En effet, les 151 milliards de dollars dépensés en 2017 représentent toujours quatre fois moins que les dépenses des États-Unis (603 milliards), selon l'Institut international pour les études stratégiques (IISS). Mais nettement plus que l'Arabie saoudite (77 milliards), la Russie (61), l'Inde (53), le Royaume-Uni (51) ou encore la France (49).

Un rapport du think thank China Power relativise également la portée des investissements militaires de la Chine. Il rappelle que le budget militaire de la Chine ne représentait en 2016 que 6,2 % de son budget global. En comparaison, les États-Unis en investissaient la même année 9,3 %. La Russie, quant à elle, atteignait même 15,5 %.

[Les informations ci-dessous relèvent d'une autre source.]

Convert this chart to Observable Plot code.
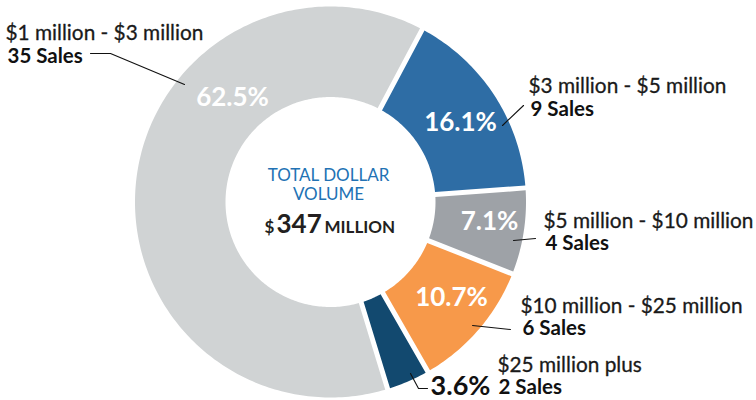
<!DOCTYPE html>
<html><head><meta charset="utf-8">
<script src="https://cdn.jsdelivr.net/npm/d3@7"></script>
<script src="https://cdn.jsdelivr.net/npm/@observablehq/plot@0.6"></script>
<style>body{margin:0;background:#fff;} svg{display:block;}</style>
</head><body><div id="chart"></div>
<script>
// ---- data ----
const categories = ["$1 million - $3 million", "$3 million - $5 million", "$5 million - $10 million", "$10 million - $25 million", "$25 million plus"];
const sales = [35, 9, 4, 6, 2];
const percentLabels = ["62.5%", "16.1%", "7.1%", "10.7%", "3.6%"];
const salesLabels = ["35 Sales", "9 Sales", "4 Sales", "6 Sales", "2 Sales"];
const centerTitle = ["TOTAL DOLLAR", "VOLUME"];
const totalParts = ["$", "347", "MILLION"];

// ---- style / layout ----
const colors = ["#D0D3D4", "#2E6DA5", "#9EA2A7", "#F7994A", "#12496F"];
const cx = 330, cy = 201.5, R = 195.5, r0 = 105, gap = 5, startDeg = 163;
const rangeLabelPos = [[5, 39], [528, 92], [543, 227], [520, 312], [497, 371]];
const salesLabelPos = [[7, 62], [530, 115], [545, 249], [522, 334], [498, 393]];
const pctPos = [[232, 97], [460, 122], [489, 221], [451, 297], [460, 386]];
const leaders = [
  [[90, 53], [110, 53], [184, 84]],
  [[502, 125], [523, 105]],
  [[513, 240], [535, 238]],
  [[472, 325], [510, 329]],
  [[410, 373], [418, 388], [427, 388]]
];
const FONT = "Lato, 'Open Sans', sans-serif";

// ---- build slice polygons from data ----
const total = d3.sum(sales);
const pts = [];
let acc = startDeg * Math.PI / 180;
sales.forEach((v, i) => {
  const a0 = acc, a1 = acc + v / total * 2 * Math.PI;
  acc = a1;
  const dO = Math.asin(gap / 2 / R), dI = Math.asin(gap / 2 / r0);
  const n = Math.max(8, Math.ceil((a1 - a0) * 180 / Math.PI));
  const P = (a, rr) => ({cat: categories[i], x: cx + rr * Math.sin(a), y: cy - rr * Math.cos(a)});
  for (let k = 0; k <= n; k++) pts.push(P(a0 + dO + (a1 - a0 - 2 * dO) * k / n, R));
  for (let k = n; k >= 0; k--) pts.push(P(a0 + dI + (a1 - a0 - 2 * dI) * k / n, r0));
});

const rangeRows = categories.map((c, i) => ({text: c, x: rangeLabelPos[i][0], y: rangeLabelPos[i][1]}));
const salesRows = salesLabels.map((c, i) => ({text: c, x: salesLabelPos[i][0], y: salesLabelPos[i][1]}));
const pctRows = percentLabels.map((c, i) => ({text: c, x: pctPos[i][0], y: pctPos[i][1], inside: i < 4}));
const leaderRows = leaders.flatMap((L, i) => L.map(([x, y]) => ({id: i, x, y})));

const chart = Plot.plot({
  width: 756, height: 400, margin: 0,
  x: {domain: [0, 756], range: [0, 756], axis: null},
  y: {domain: [0, 400], range: [0, 400], axis: null},
  color: {domain: categories, range: colors},
  style: {fontFamily: FONT, background: "#fff"},
  marks: [
    Plot.line(pts, {x: "x", y: "y", z: "cat", fill: "cat", stroke: null, curve: "linear"}),
    Plot.line(leaderRows, {x: "x", y: "y", z: "id", stroke: "#111", strokeWidth: 1.1}),
    Plot.text(rangeRows, {x: "x", y: "y", text: "text", textAnchor: "start", lineAnchor: "bottom", fontSize: 20.8, fill: "#1a1a1a", stroke: "#1a1a1a", strokeWidth: 0.3}),
    Plot.text(salesRows, {x: "x", y: "y", text: "text", textAnchor: "start", lineAnchor: "bottom", fontSize: 20.5, fontWeight: "bold", fill: "#111"}),
    Plot.text(pctRows.filter(d => d.inside), {x: "x", y: "y", text: "text", fontSize: 26, fontWeight: "bold", fill: "#fff"}),
    Plot.text(pctRows.filter(d => !d.inside), {x: "x", y: "y", text: "text", fontSize: 27, fontWeight: "bold", fill: "#111"}),
    Plot.text(centerTitle.map((t, i) => ({t, y: 180 + i * 19})), {x: () => 328, y: "y", text: "t", lineAnchor: "bottom", fontSize: 17, fill: "#2272B4"}),
    Plot.text([totalParts[0]], {x: () => 264, y: () => 232, text: d => d, textAnchor: "start", lineAnchor: "bottom", fontSize: 17, fontWeight: "bold", fill: "#231F20"}),
    Plot.text([totalParts[1]], {x: () => 276, y: () => 232, text: d => d, textAnchor: "start", lineAnchor: "bottom", fontSize: 26, fontWeight: "bold", fill: "#231F20"}),
    Plot.text([totalParts[2]], {x: () => 324, y: () => 232, text: d => d, textAnchor: "start", lineAnchor: "bottom", fontSize: 17, fontWeight: "bold", fill: "#231F20"})
  ]
});
document.getElementById("chart").appendChild(chart);
</script>
</body></html>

Ni Lexiong, expert militaire à l'université de droit et sciences politiques de Shanghai rappelle que dans le contexte actuel de tensions dans la péninsule coréenne et à la frontière indienne, les nouveaux coûts ne sont en rien démesurés : "Compte tenu de la situation, cette augmentation symbolique est équivaut en fait à une absence d'augmentation", estime-t-il pour le Washington Post.